There is a quiet peacefulness in the Black Hills that always renews my spirit. When you get out in nature, away from the crowds and noise, your mind can relax and regroup. The stresses of a busy life melt away, and I feel refreshed again, like I can go back and take on the world again. There is nothing like a few days hiking the trails in the Black Hills to do that for me, and the anticipation is building in me moment by moment. I think this might be a long week.

Many people go to the Black Hills every year, but few realize that there is a world there that is out of sight of the normal avenues of travel. Many people are rushing here and there trying to cram 14 days of sightseeing into 7 and hoping to take away memories that will last a lifetime, because many will never come back there again. I was that way too I suppose, until Bob and I discovered hiking, and got out into the real Black Hills. Now when we go over, it isn’t the touristy sites that appeal to me the most. It is the anticipation of what new sights we will see on the trail today. Like the part of the Mickelson Trail where there must have been thousands of butterflies. They were literally everywhere, and they seemed to have no fear of people. One little guy came around us and didn’t seem to want to leave. He would fly a little ways ahead of us and land, and as we came close, he would finally move a little more. At one point we got so close we might have been able to touch him…had we tried. He seemed to be begging us to take a picture of him, so I did, and then…satisfied, it seemed, he left.

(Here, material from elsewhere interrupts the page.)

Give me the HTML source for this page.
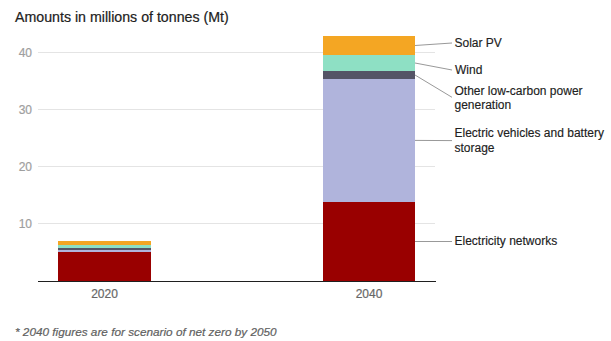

When the week is over, we will return to our busy lives, a little sorry that our days of refreshing are over, but feeling very blessed to have been able to savour those sweet memories of a quiet time spent close to nature. It won’t be the last time we take in the elixer that is The Black Hills, but unfortunately, it will be probably another year before we get to go again, so I am thankful for the pictures, both on my computer and in my head, that will hold onto that sweetness until I am once again able to go again for a few days of refreshing in my Black Hills.